■ Required task ■
Return only the lines from the start of the records through the line that contains "(0,0) rectangle (420,621);", inclusive; leave out all pictures.

■ Records provided ■
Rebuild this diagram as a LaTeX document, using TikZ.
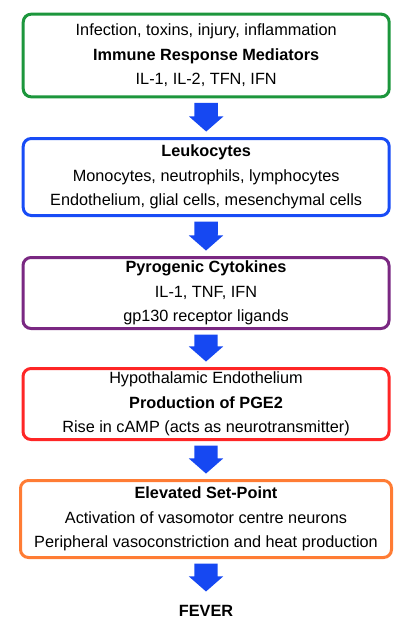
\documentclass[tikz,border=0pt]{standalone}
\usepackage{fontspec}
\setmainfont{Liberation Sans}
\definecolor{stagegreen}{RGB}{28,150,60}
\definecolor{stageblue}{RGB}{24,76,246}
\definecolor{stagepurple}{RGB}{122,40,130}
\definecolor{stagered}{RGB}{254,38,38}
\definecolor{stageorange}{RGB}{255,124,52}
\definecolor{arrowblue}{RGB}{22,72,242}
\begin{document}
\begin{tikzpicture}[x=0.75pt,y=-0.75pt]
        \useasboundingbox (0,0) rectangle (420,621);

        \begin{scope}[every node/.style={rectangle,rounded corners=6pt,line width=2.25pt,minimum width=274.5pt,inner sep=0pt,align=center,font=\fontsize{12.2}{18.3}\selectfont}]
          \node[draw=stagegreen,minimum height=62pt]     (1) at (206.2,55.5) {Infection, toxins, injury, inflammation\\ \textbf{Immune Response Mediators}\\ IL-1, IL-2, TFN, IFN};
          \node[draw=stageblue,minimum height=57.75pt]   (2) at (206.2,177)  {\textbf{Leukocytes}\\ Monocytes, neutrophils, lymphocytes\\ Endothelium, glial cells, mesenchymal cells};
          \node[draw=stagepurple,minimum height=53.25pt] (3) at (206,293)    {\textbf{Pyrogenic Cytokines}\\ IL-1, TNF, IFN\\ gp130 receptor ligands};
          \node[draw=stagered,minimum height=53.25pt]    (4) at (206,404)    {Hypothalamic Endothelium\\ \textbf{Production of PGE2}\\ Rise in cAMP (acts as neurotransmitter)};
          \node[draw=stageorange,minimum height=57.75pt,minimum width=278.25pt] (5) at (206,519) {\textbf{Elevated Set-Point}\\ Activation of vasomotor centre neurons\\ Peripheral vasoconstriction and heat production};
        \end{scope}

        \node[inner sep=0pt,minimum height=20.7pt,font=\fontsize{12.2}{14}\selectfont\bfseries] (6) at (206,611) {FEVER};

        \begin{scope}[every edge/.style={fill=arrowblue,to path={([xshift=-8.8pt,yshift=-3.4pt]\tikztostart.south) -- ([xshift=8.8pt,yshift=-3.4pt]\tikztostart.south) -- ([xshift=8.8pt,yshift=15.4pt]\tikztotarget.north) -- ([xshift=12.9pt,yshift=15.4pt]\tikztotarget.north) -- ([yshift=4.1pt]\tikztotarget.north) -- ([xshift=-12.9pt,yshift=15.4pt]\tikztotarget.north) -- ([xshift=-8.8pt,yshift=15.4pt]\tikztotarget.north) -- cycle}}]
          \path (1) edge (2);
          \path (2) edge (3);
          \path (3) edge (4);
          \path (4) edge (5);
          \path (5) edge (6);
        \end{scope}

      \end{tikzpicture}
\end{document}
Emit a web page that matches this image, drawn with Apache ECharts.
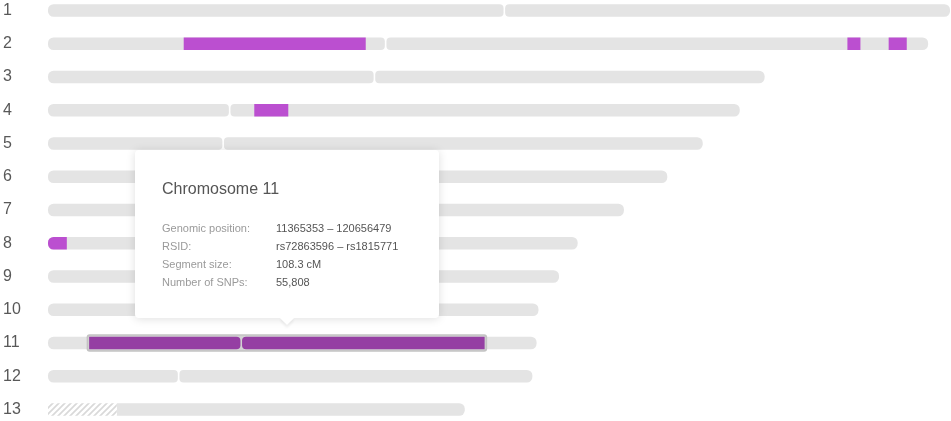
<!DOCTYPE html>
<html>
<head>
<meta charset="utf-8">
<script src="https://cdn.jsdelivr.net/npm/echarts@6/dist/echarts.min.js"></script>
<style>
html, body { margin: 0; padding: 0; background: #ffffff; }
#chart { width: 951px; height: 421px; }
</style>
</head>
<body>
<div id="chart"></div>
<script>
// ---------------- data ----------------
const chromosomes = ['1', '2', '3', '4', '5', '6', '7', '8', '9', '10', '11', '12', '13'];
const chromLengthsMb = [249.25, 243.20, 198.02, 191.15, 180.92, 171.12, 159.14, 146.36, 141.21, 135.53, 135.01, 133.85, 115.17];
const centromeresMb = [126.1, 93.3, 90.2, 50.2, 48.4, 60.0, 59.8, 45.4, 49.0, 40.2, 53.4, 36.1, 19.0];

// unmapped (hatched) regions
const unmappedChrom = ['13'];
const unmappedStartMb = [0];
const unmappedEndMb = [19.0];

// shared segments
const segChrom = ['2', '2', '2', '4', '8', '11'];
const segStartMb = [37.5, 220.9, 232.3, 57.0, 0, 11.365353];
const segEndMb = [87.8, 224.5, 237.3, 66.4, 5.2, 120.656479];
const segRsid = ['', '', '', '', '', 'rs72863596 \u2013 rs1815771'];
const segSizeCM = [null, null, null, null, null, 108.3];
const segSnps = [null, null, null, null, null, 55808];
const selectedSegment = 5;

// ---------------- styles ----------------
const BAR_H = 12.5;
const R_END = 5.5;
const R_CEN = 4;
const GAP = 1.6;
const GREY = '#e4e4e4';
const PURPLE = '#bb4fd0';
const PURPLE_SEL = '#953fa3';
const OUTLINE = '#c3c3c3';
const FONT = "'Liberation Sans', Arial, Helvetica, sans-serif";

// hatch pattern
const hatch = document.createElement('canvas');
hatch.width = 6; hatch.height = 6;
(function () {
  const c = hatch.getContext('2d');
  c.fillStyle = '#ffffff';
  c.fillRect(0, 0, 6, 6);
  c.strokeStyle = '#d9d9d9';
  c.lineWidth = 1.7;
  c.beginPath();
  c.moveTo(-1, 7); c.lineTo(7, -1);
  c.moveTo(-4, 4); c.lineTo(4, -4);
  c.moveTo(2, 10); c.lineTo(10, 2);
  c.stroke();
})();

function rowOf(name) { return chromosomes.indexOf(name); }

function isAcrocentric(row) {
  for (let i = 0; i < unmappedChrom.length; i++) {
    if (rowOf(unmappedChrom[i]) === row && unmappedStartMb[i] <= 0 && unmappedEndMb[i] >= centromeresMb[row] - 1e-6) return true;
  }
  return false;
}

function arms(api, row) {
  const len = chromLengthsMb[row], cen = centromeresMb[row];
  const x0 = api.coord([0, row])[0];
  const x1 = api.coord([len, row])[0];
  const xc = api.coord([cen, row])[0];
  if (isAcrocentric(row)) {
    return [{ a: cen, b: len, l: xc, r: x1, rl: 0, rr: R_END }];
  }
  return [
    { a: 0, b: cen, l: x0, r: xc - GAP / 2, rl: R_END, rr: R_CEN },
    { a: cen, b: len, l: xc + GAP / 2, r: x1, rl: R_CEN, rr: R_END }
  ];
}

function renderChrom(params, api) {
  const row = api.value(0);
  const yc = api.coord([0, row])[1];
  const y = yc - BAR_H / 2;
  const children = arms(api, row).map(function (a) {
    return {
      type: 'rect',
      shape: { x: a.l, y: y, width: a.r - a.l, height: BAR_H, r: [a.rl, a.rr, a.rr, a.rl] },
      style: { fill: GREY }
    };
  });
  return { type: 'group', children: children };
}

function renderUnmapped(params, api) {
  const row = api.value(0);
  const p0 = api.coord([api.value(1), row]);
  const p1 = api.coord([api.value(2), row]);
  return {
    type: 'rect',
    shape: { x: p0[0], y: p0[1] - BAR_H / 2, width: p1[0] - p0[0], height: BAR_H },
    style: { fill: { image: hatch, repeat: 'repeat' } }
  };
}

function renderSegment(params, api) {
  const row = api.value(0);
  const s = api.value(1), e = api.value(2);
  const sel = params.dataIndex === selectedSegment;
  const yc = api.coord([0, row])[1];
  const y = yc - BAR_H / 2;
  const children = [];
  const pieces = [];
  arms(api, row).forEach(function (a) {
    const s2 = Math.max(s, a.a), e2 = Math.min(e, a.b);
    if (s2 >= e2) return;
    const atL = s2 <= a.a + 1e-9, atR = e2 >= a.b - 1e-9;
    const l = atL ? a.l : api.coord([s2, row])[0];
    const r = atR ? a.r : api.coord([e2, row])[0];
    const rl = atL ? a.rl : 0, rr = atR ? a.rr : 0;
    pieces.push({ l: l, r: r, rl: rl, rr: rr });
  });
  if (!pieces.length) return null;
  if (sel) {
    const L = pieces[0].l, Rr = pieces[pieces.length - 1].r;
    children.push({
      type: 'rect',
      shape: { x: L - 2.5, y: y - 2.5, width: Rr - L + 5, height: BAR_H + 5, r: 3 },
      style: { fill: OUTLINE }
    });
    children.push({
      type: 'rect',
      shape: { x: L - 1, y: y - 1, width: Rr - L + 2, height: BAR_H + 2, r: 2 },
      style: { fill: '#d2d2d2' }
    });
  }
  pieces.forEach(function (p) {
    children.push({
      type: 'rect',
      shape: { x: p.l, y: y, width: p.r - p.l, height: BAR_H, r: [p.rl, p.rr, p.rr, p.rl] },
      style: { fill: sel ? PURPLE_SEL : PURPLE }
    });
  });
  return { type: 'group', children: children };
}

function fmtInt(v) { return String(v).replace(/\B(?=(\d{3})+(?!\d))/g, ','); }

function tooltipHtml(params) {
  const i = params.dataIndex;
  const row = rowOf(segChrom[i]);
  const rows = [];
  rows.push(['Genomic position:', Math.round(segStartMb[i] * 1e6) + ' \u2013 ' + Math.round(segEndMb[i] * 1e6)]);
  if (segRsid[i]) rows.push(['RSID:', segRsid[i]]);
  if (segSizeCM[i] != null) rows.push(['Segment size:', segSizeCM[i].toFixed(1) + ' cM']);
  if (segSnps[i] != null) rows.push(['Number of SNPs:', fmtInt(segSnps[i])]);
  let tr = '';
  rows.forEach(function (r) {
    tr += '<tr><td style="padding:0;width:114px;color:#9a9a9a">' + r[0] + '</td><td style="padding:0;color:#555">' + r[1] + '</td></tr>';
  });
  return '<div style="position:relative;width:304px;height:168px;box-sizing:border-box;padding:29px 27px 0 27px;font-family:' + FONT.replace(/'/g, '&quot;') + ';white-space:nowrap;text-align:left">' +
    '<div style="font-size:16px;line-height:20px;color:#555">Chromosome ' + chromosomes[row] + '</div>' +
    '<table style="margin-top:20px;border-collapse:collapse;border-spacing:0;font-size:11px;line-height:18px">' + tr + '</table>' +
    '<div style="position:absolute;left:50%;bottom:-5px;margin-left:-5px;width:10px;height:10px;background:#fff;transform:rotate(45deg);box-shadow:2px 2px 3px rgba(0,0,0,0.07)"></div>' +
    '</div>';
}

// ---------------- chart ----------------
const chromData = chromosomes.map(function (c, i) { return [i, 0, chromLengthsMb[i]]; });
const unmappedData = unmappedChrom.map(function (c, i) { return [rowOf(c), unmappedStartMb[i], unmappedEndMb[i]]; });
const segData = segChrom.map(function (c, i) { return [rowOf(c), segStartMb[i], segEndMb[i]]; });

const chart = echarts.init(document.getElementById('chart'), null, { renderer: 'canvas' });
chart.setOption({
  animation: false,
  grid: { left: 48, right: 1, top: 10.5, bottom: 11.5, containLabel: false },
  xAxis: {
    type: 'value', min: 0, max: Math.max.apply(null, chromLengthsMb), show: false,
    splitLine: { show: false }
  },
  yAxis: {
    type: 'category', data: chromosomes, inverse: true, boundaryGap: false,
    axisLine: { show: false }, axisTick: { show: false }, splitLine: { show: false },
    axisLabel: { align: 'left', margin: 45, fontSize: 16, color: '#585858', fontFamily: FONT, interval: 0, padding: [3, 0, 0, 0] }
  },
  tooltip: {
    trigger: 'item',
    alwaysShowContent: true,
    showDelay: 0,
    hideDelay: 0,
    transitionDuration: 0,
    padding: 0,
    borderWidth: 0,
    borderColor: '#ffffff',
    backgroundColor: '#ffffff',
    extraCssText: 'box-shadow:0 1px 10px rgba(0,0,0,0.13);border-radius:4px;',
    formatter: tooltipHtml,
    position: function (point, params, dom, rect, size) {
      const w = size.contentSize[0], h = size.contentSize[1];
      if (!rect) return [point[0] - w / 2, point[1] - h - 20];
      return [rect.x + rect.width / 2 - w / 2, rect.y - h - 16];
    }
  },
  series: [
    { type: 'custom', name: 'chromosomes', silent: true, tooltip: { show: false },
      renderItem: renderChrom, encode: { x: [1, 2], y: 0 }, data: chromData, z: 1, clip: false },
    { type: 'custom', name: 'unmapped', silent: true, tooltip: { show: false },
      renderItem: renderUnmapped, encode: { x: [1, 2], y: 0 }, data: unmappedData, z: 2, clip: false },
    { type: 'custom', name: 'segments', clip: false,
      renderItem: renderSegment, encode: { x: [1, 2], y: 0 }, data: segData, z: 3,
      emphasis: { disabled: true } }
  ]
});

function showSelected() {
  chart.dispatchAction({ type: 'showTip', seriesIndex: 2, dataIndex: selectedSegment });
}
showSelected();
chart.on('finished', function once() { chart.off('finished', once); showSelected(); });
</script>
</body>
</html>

■ Answer to the problem ■
Rebuild this diagram as a LaTeX document, using TikZ.
\documentclass[tikz,border=0pt]{standalone}
\usepackage{fontspec}
\setmainfont{Liberation Sans}
\definecolor{stagegreen}{RGB}{28,150,60}
\definecolor{stageblue}{RGB}{24,76,246}
\definecolor{stagepurple}{RGB}{122,40,130}
\definecolor{stagered}{RGB}{254,38,38}
\definecolor{stageorange}{RGB}{255,124,52}
\definecolor{arrowblue}{RGB}{22,72,242}
\begin{document}
\begin{tikzpicture}[x=0.75pt,y=-0.75pt]
        \useasboundingbox (0,0) rectangle (420,621);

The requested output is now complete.